I am sure that Tooba Gondal, the latest Isis bride to beg for a return to Britain, would, as she says, rather face justice in a British court than in the detention camp where she is being held in a Kurdish-controlled part of Syria. Maybe she really is the “changed person” she claims to be and she really would, if given the chance, do her best to “help prevent vulnerable Muslims from being targeted and radicalised” – as she wrote in her letter to the Sunday Times yesterday.    

But whether you believe her or not – and I have to say I read her pleas with a huge dollop of scepticism – it seems to me that the debate over what to do with Britons who willingly travelled to join Isis, either as fighters, brides or whatever, revolves around a somewhat questionable premise: that Britain has the right simply to take these people back and do with them what we want. What about the rights of people in Syria and Iraq to seek justice for terror acts committed in their countries?

I don’t agree with trying to remove the citizenship of people who are clearly British. To withdraw the British citizenship of Shamima Begum on the grounds that she could possibly be eligible for Bangladeshi citizenship was not Sajid Javid’s finest hour at the Home Office. Quite apart from the fact that we risk breaching human rights by leaving people stateless, what had Bangladesh done to deserve her being dumped on them?     

But liberals who assume that Britain has the right to decide what happens to Britons who have, or may have, committed terror offences in foreign countries are indulging in legal imperialism.I don’t think we would take too kindly if, say, an Iranian citizen travelled to Britain, blew up a bus, and then Iranian authorities demanded the right to take him back so that they could try him for terror offences in an Iranian court. We would see it as our right to prosecute him. So why do we take a different view when Britons travel abroad and commit terror offences there?     

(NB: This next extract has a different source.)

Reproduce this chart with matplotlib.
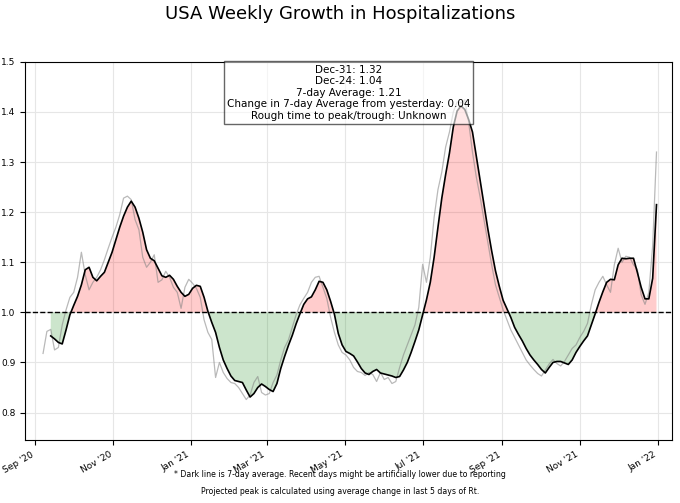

True, we might not be confident that courts abroad work to our own standards of justice – and of course in the case of former Isis areas in Syria and Iraq there isn’t necessarily a formal state apparatus. Gondal, like Begum, is in a camp under Kurdish control. But still, we want these areas to rebuild, to become normalised. Seeking justice against those who have served in terror groups is an important part of rebuilding a collapsed society. We should be helping these areas build a justice system, not just trying to snatch British citizens and leaving all others to their fate.

Begum, Gondal and others are sometimes described as being in limbo. Another way to look at it would be to say they are former servants of one of the most malignant regimes to have held power anywhere in the world in recent times and that they are, quite properly, being kept in detention as a consequence of their actions. There is a humanitarian case for offering to take her blameless children and put them into care in Britain, but as to what happens to her, we should respect that it is the Kurdish authorities who have the first call. If they want to keep her in a detention camp so that she can be tried locally for terror offences, so be it.